** Work required **
The line holding "import plotly.graph_objects as go" is the last one to output; start at the first line of the data, keep every line in between exactly, and leave out pictures.

** Records for the exercise **
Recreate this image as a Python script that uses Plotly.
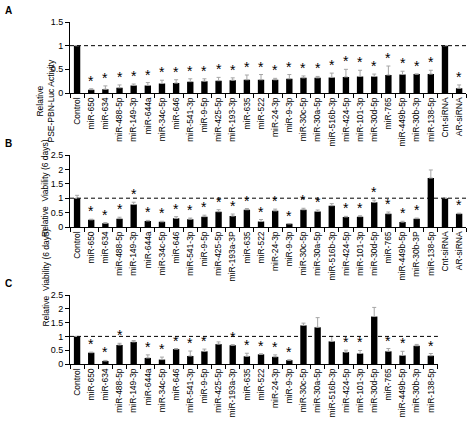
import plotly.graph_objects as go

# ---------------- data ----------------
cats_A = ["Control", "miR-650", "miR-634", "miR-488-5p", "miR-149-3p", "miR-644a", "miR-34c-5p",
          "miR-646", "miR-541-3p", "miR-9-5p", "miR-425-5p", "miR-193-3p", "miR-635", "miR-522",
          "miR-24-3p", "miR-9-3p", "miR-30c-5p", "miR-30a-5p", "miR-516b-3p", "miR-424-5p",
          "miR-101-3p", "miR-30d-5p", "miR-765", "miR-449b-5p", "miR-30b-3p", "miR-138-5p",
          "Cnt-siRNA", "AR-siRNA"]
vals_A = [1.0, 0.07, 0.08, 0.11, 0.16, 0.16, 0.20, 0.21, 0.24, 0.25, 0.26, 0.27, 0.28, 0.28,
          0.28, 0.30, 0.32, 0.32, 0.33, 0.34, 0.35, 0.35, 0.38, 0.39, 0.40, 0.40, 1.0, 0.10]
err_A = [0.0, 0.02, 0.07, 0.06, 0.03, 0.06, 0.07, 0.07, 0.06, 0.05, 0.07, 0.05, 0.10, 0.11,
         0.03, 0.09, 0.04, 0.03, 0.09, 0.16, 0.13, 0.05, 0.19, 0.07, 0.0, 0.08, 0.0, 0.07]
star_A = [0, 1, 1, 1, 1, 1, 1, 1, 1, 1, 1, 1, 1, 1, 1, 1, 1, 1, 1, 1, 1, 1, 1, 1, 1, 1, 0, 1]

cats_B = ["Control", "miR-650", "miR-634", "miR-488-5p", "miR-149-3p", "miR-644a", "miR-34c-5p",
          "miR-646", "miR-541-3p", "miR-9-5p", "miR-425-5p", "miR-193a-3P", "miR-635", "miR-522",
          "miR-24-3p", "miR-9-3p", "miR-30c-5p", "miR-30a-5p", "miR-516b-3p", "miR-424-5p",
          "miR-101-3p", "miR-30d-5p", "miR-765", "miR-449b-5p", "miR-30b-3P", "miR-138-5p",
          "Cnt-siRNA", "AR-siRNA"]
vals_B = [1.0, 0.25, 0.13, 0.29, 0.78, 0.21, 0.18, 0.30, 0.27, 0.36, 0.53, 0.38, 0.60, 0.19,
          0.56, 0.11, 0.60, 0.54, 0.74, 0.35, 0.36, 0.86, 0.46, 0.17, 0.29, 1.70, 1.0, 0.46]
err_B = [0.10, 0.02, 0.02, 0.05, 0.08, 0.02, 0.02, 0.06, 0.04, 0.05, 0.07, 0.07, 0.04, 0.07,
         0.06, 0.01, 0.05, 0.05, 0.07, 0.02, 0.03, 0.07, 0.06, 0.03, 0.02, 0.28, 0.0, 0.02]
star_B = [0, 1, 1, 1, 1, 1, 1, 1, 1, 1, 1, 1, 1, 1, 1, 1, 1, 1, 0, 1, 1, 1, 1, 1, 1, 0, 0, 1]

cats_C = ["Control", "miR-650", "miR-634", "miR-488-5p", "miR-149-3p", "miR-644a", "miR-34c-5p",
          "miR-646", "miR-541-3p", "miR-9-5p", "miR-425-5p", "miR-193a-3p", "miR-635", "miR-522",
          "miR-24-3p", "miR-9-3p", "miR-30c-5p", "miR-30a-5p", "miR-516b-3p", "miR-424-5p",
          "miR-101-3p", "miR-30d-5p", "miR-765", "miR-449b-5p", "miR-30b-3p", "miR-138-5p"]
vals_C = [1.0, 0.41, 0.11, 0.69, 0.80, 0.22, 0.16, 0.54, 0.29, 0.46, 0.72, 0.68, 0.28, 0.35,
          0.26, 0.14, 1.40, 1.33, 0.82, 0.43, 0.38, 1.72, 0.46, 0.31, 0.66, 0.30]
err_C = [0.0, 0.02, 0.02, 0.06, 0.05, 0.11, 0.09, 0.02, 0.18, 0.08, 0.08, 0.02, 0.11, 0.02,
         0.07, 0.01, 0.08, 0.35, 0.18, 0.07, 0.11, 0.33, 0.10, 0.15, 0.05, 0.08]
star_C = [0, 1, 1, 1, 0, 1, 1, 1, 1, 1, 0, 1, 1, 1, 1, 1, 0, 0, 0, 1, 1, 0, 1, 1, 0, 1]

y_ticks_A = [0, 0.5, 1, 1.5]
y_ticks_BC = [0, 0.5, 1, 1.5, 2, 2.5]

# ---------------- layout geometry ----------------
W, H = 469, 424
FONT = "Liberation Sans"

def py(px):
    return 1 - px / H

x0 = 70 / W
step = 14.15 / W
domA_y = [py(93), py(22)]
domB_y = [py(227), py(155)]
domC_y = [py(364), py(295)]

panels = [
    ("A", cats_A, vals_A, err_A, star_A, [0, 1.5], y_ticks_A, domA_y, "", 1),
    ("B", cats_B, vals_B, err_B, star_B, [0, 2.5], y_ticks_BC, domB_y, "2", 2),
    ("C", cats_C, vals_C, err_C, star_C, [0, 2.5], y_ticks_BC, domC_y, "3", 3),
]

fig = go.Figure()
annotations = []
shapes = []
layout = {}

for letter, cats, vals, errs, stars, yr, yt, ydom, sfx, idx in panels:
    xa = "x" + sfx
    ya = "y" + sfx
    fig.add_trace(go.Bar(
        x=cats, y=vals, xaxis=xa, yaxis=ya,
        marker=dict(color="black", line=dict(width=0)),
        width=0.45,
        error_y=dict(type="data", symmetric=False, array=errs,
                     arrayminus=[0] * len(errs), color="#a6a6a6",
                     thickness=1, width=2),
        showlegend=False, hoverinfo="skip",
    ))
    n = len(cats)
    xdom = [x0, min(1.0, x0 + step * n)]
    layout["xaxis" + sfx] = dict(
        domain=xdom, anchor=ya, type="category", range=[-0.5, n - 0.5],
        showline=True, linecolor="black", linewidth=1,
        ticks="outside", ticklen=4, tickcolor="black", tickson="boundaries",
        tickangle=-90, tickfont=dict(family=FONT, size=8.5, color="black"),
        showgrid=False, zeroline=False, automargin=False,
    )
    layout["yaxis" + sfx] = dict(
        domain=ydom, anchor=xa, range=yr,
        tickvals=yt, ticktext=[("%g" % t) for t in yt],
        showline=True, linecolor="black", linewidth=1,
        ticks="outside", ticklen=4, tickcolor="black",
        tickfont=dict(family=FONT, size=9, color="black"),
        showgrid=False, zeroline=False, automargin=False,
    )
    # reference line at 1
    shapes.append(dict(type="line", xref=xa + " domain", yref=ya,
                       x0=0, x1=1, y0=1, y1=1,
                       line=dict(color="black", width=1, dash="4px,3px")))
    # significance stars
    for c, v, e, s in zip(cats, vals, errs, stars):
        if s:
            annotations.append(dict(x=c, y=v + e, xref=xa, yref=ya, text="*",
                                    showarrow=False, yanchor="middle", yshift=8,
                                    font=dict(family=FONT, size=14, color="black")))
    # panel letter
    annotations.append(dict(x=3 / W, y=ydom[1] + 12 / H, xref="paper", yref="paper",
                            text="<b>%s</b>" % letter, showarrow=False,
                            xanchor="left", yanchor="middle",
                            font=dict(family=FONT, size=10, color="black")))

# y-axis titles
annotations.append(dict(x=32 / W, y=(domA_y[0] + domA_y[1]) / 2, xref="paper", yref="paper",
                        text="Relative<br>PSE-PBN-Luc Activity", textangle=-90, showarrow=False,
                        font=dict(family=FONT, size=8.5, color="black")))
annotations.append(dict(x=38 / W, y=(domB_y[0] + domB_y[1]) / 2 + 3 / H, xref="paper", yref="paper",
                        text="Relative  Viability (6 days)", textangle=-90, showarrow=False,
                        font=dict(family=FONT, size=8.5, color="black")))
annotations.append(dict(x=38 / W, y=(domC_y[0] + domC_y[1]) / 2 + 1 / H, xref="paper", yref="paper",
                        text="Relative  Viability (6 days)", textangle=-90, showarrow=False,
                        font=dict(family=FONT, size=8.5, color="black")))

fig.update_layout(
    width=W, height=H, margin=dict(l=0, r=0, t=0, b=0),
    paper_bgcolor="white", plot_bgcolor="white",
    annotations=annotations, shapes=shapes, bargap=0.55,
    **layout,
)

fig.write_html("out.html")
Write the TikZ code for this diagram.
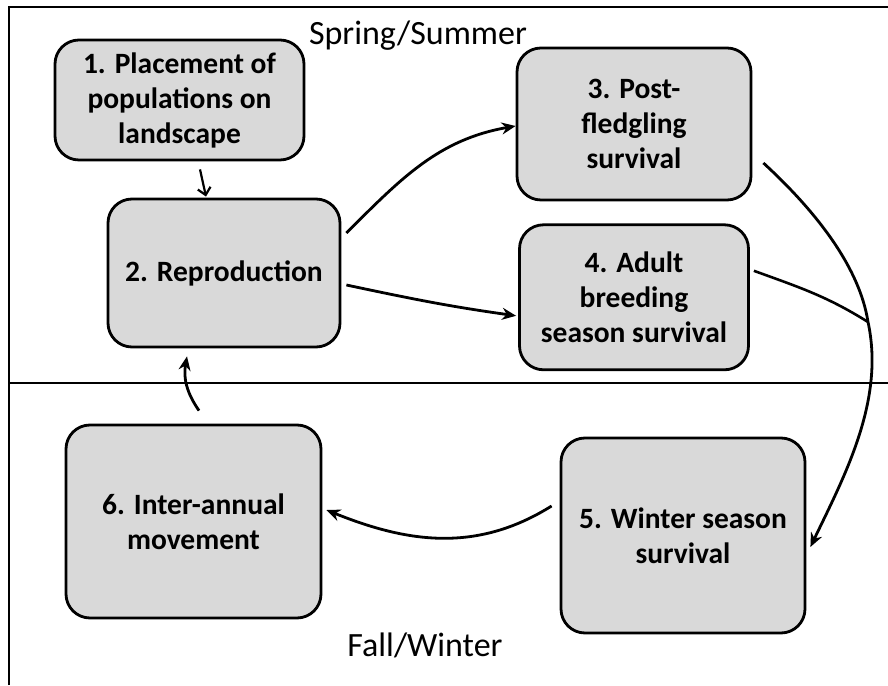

** Exercise output **
Recreate this image as a Python script that uses Plotly.
import plotly.graph_objects as go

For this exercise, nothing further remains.